National Burn Centre meets Whakatāne Hospital team

National Burn Centre Clinical Leader Dr Richard Wong She (front left) with visiting burns specialists and Whakatāne Hospital and wider BOPDHB staff. Supplied image.

The head of the country's National Burn Centre has passed on a message of gratitude to Whakatāne Hospital staff from Whakaari/White Island survivors who "you moved heaven and earth" to keep alive.

National Burn Centre Clinical Leader and Plastics Surgeon Dr Richard Wong She visited the hospital along with National Burn Service Coordinator Tracey Perrett, Burn Governance Group Chair Dr Mark Moores and a group of burns specialists who treated patients from the December 9, 2019, eruption.

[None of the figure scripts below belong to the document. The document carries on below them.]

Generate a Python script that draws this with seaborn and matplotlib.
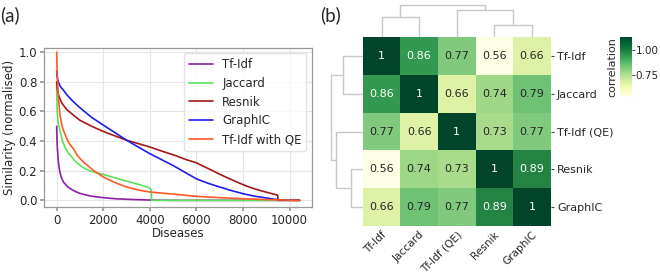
import numpy as np
import pandas as pd
import matplotlib
matplotlib.use("Agg")
import matplotlib.pyplot as plt
import matplotlib.colors as mcolors
import matplotlib.cm as mcm
import seaborn as sns

# ---------------- data: panel (a) ----------------
series_names = ["Tf-Idf", "Jaccard", "Resnik", "GraphIC", "Tf-Idf with QE"]

x_tfidf = [0, 20, 40, 80, 140, 200, 285, 450, 570, 800, 1000, 1250, 1500, 2000, 2500, 3000, 4000, 5000, 10430]
y_tfidf = [0.50, 0.38, 0.33, 0.25, 0.19, 0.155, 0.125, 0.095, 0.08, 0.06, 0.047, 0.036, 0.028, 0.018, 0.011, 0.007, 0.002, 0.0, 0.0]

x_jaccard = [0, 15, 30, 70, 143, 250, 357, 500, 643, 800, 1000, 1200, 1430, 1700, 2000, 2500, 3000, 3500, 3860, 4000, 4060, 4075, 10430]
y_jaccard = [0.78, 0.65, 0.58, 0.52, 0.47, 0.40, 0.36, 0.32, 0.293, 0.265, 0.237, 0.215, 0.199, 0.186, 0.175, 0.152, 0.13, 0.108, 0.092, 0.082, 0.072, 0.0, 0.0]

x_resnik = [0, 30, 100, 200, 285, 450, 714, 1000, 1500, 2000, 2500, 3000, 3500, 4000, 4500, 5140, 5500, 6000, 6500, 7000, 7500, 8000, 8350, 8700, 9000, 9490, 9500, 10430]
y_resnik = [0.80, 0.75, 0.70, 0.665, 0.643, 0.61, 0.576, 0.54, 0.50, 0.465, 0.435, 0.406, 0.383, 0.36, 0.333, 0.30, 0.278, 0.253, 0.215, 0.176, 0.14, 0.106, 0.085, 0.068, 0.055, 0.035, 0.0, 0.0]

x_graphic = [0, 15, 50, 120, 200, 285, 450, 714, 1000, 1500, 2000, 2500, 3000, 3500, 4000, 4500, 5000, 5500, 6000, 6500, 7000, 7500, 8000, 8500, 9000, 9500, 10430]
y_graphic = [0.87, 0.84, 0.81, 0.78, 0.76, 0.745, 0.71, 0.666, 0.625, 0.56, 0.508, 0.457, 0.406, 0.36, 0.315, 0.275, 0.235, 0.19, 0.145, 0.115, 0.09, 0.066, 0.045, 0.028, 0.016, 0.004, 0.0]

x_tfidf_qe = [0, 15, 30, 70, 143, 220, 285, 430, 550, 714, 900, 1140, 1570, 2000, 2500, 3000, 3500, 4000, 5140, 6000, 7000, 8000, 9000, 10430]
y_tfidf_qe = [1.0, 0.90, 0.84, 0.70, 0.575, 0.51, 0.474, 0.418, 0.38, 0.35, 0.30, 0.26, 0.203, 0.158, 0.12, 0.09, 0.07, 0.056, 0.04, 0.027, 0.018, 0.011, 0.005, 0.0]

line_colors = ["#8E1FA3", "#5CE05C", "#A31818", "#1E1EEB", "#FF5A28"]

# ---------------- data: panel (b) ----------------
method_labels = ["Tf-Idf", "Jaccard", "Tf-Idf (QE)", "Resnik", "GraphIC"]
corr_tfidf    = [1.00, 0.86, 0.77, 0.56, 0.66]
corr_jaccard  = [0.86, 1.00, 0.66, 0.74, 0.79]
corr_tfidf_qe = [0.77, 0.66, 1.00, 0.73, 0.77]
corr_resnik   = [0.56, 0.74, 0.73, 1.00, 0.89]
corr_graphic  = [0.66, 0.79, 0.77, 0.89, 1.00]
cbar_ticks = [0.75, 1.00]

# ---------------- styling ----------------
sns.set_theme(style="white")
plt.rcParams["font.family"] = ["DejaVu Sans"]
W, H = 660, 274

corr_df = pd.DataFrame([corr_tfidf, corr_jaccard, corr_tfidf_qe, corr_resnik, corr_graphic],
                       index=method_labels, columns=method_labels)

g = sns.clustermap(corr_df, cmap="YlGn", vmin=0.56, vmax=1.0,
                   annot=True, fmt=".2g", annot_kws={"size": 8},
                   figsize=(W / 100, H / 100),
                   tree_kws={"colors": "#c8c8c8", "linewidths": 1.0},
                   cbar_pos=None)
fig = g.figure
fig.set_dpi(100)

def frac(x0, y0, x1, y1):
    return [x0 / W, 1 - y1 / H, (x1 - x0) / W, (y1 - y0) / H]

g.ax_heatmap.set_position(frac(362.7, 37.3, 550.7, 225.7))
g.ax_col_dendrogram.set_position(frac(362.7, 3.4, 550.7, 37.3))
g.ax_row_dendrogram.set_position(frac(329.4, 37.3, 362.7, 225.7))

hm = g.ax_heatmap
hm.set_xlabel("")
hm.set_ylabel("")
hm.tick_params(axis="y", labelsize=8, length=2.5, width=0.8, color="#444444", pad=2)
hm.tick_params(axis="x", labelsize=7.6, length=2, width=0.8, color="#444444", pad=1)
plt.setp(hm.get_xticklabels(), rotation=45, ha="right", rotation_mode="anchor")
plt.setp(hm.get_yticklabels(), rotation=0)

# colorbar
cax = fig.add_axes(frac(620, 36.7, 631.7, 96.7))
sm = mcm.ScalarMappable(norm=mcolors.Normalize(0.533, 1.133), cmap="YlGn")
cb = fig.colorbar(sm, cax=cax, ticks=cbar_ticks, format="%.2f")
cb.outline.set_visible(False)
cax.tick_params(labelsize=7.5, length=2, width=0.6, pad=1)
cb.set_label("correlation", fontsize=8, labelpad=2)
cax.yaxis.set_label_position("left")

# ---------------- panel (a) ----------------
frames = []
for name, xs, ys in zip(series_names,
                        [x_tfidf, x_jaccard, x_resnik, x_graphic, x_tfidf_qe],
                        [y_tfidf, y_jaccard, y_resnik, y_graphic, y_tfidf_qe]):
    frames.append(pd.DataFrame({"Diseases": xs, "Similarity": ys, "Method": name}))
line_df = pd.concat(frames, ignore_index=True)

with sns.axes_style("whitegrid"):
    ax = fig.add_axes(frac(44.3, 47.7, 311.7, 207.3))
sns.lineplot(data=line_df, x="Diseases", y="Similarity", hue="Method",
             hue_order=series_names, palette=line_colors, estimator=None,
             sort=False, linewidth=1.2, ax=ax)
ax.set_xlim(-530, 10950)
ax.set_ylim(-0.047, 1.03)
ax.set_xticks([0, 2000, 4000, 6000, 8000, 10000])
ax.set_yticks([0.0, 0.2, 0.4, 0.6, 0.8, 1.0])
ax.set_xlabel("Diseases", fontsize=8.5, labelpad=0)
ax.set_ylabel("Similarity (normalised)", fontsize=8.5, labelpad=2)
ax.tick_params(axis="both", labelsize=8.5, length=3, color="#999999", pad=2)
ax.tick_params(axis="both", which="both", bottom=True, left=True)
ax.grid(True, color="#e6e6e6", linewidth=0.8)
for s in ax.spines.values():
    s.set_color("#999999")
    s.set_linewidth(0.9)
leg = ax.legend(loc="upper right", fontsize=8.5, frameon=True, title=None,
                borderaxespad=0.45)
leg.get_frame().set_edgecolor("#dddddd")

fig.text(0 / W, 1 - 15 / H, "(a)", fontsize=13.5, family=["Lato", "DejaVu Sans"], va="center")
fig.text(320 / W, 1 - 15 / H, "(b)", fontsize=13.5, family=["Lato", "DejaVu Sans"], va="center")

fig.savefig("out.png", dpi=100)
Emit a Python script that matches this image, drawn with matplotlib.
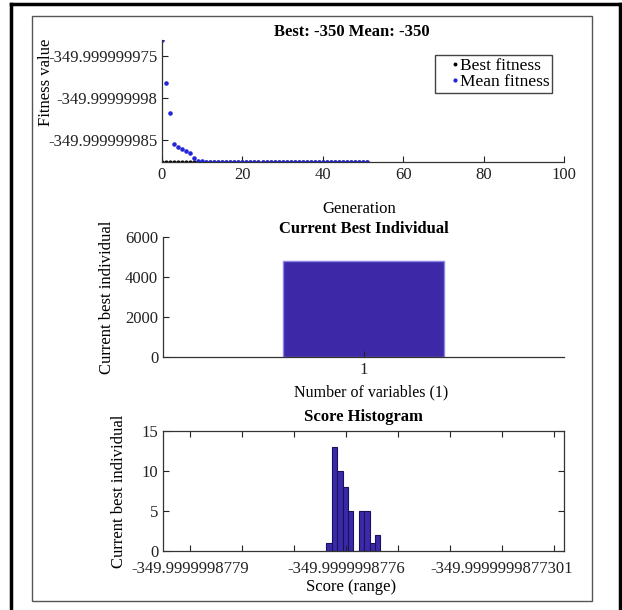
import numpy as np
import matplotlib
matplotlib.use("Agg")
import matplotlib.pyplot as plt
from matplotlib.lines import Line2D
from matplotlib.patches import Rectangle

plt.rcParams['font.family'] = ['Liberation Serif', 'DejaVu Serif']
plt.rcParams['font.size'] = 12
plt.rcParams['axes.titlesize'] = 12
plt.rcParams['xtick.direction'] = 'in'
plt.rcParams['ytick.direction'] = 'in'

# --- data ---
generations = list(range(0, 52))
best_fitness = [-349.99999998762] * 52
mean_fitness = [-349.9999999731, -349.9999999782, -349.9999999818, -349.9999999855,
                -349.9999999858, -349.9999999861, -349.9999999863, -349.9999999865,
                -349.9999999871, -349.9999999875, -349.9999999875] + [-349.99999998761] * 41
fit_ticks = [-349.999999985, -349.99999998, -349.999999975]
fit_tick_labels = ['-349.999999985', '-349.99999998', '-349.999999975']

variables = [1]
best_individual = [4800]

# histogram: bin edges in tick-step units, counts per bin
hist_edges = [2.62, 2.724, 2.828, 2.932, 3.036, 3.14, 3.244, 3.348, 3.452, 3.556, 3.66]
hist_counts = [1, 13, 10, 8, 5, 0, 5, 5, 1, 2]
score_ticks = [0, 1, 2, 3, 4, 5, 6, 7]
score_labels = ['-349.9999998779', '', '', '-349.9999998776', '', '', '-349.9999999877301', '']

W, H = 622, 610
fig = plt.figure(figsize=(W / 100, H / 100), dpi=100)

def px_axes(l, t, r, b):
    return fig.add_axes([l / W, 1 - b / H, (r - l) / W, (b - t) / H])

# frames around the figure
fig.add_artist(Rectangle((32 / W, 1 - 601 / H), 560 / W, 585 / H, transform=fig.transFigure,
                         fill=False, edgecolor='#555555', lw=1))
for xs, ys in [([11, 11], [4, 610]), ([11, 620], [4, 4]), ([620, 620], [4, 610])]:
    fig.add_artist(Line2D([x / W for x in xs], [1 - y / H for y in ys],
                          transform=fig.transFigure, color='black', lw=2.5))

# --- top: fitness over generations ---
ax1 = px_axes(162, 40, 564, 162)
ax1.plot(generations, best_fitness, '.', color='black', ms=4, label='Best fitness')
ax1.plot(generations, mean_fitness, '.', color='#2424d8', ms=4.5, label='Mean fitness')
ax1.set_xlim(0, 100)
ax1.set_ylim(-349.99999998762, -349.9999999731)
ax1.set_xticks([0, 20, 40, 60, 80, 100])
ax1.set_yticks(fit_ticks)
ax1.set_yticklabels(fit_tick_labels)
ax1.spines['top'].set_visible(False)
ax1.spines['right'].set_visible(False)
ax1.set_title('Best: -350 Mean: -350', fontweight='bold', pad=1, x=0.473)
ax1.set_xlabel('Generation', va='center')
ax1.xaxis.set_label_coords(0.49, -0.385)
ax1.set_ylabel('Fitness value', va='center')
ax1.yaxis.set_label_coords(-0.289, 0.65)
fig.legend(handles=ax1.get_lines(), loc='upper right', bbox_to_anchor=(552 / W, 1 - 55 / H),
           bbox_transform=fig.transFigure, borderaxespad=0, fancybox=False, framealpha=1,
           edgecolor='#444444', handlelength=2.0, handletextpad=-0.7, borderpad=0.15,
           labelspacing=0.0, markerscale=0.9, fontsize=12.5)

# --- middle: current best individual ---
ax2 = px_axes(163, 237, 564, 357)
ax2.bar(variables, best_individual, width=0.8, color='#3d28a8', edgecolor='#8a86e8', lw=1)
ax2.set_xlim(0, 2)
ax2.set_ylim(0, 6000)
ax2.set_xticks([1])
ax2.set_yticks([0, 2000, 4000, 6000])
ax2.spines['top'].set_visible(False)
ax2.spines['right'].set_visible(False)
ax2.set_title('Current Best Individual', fontweight='bold', pad=2)
ax2.set_xlabel('Number of variables (1)', va='center', fontsize=11.5)
ax2.xaxis.set_label_coords(0.52, -0.292)
ax2.set_ylabel('Current best individual', va='center')
ax2.yaxis.set_label_coords(-0.14, 0.5)

# --- bottom: score histogram ---
ax3 = px_axes(163, 431, 564, 551)
ax3.bar(hist_edges[:-1], hist_counts, width=np.diff(hist_edges), align='edge',
        color='#3a2aa8', edgecolor='#1a1060', lw=0.8)
ax3.set_xlim(-0.52, 7.19)
ax3.set_ylim(0, 15)
ax3.set_xticks(score_ticks)
ax3.set_xticklabels(score_labels)
ax3.set_yticks([0, 5, 10, 15])
ax3.set_title('Score Histogram', fontweight='bold', pad=7)
ax3.set_xlabel('Score (range)', va='center')
ax3.xaxis.set_label_coords(0.47, -0.3)
ax3.set_ylabel('Current best individual', va='center')
ax3.yaxis.set_label_coords(-0.11, 0.5)

for ax in (ax1, ax2, ax3):
    ax.tick_params(length=4, width=0.8, colors='#222222', labelcolor='#222222')
    for s in ax.spines.values():
        s.set_color('#333333')
        s.set_linewidth(0.9)
ax3.tick_params(axis='x', pad=7)
ax3.tick_params(top=True, right=True)

fig.savefig('out.png', dpi=100)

Whakatāne Hospital was the first to receive tourists and tour guides from the eruption.

The team worked through the night triaging and stabilising patients; transferring them to intensive care units and the national burns units around the country with the last patient airlifted out the following day.

Dr Richard Wong She says it was really important to visit the hospital to talk with and listen to staff that, 'put everything into providing the best of care for those patients before they were transferred out”.

As a result of the tragedy, the National Burn Service saw more burns at once than it would expect to treat in a year.

'For every percentage of burns to their bodies, those patients spent a day and a half in hospital having operations.

'The survivors I treated in the National Burn Centre told me how grateful they were for care they received. It was important for me to pass that onto the team here at Whakatāne Hospital where their care in our health system began,” says Dr Wong She.

Forty-seven people were on Whakaari White Island at the time of the eruption; 21 lost their lives including two local tour guides.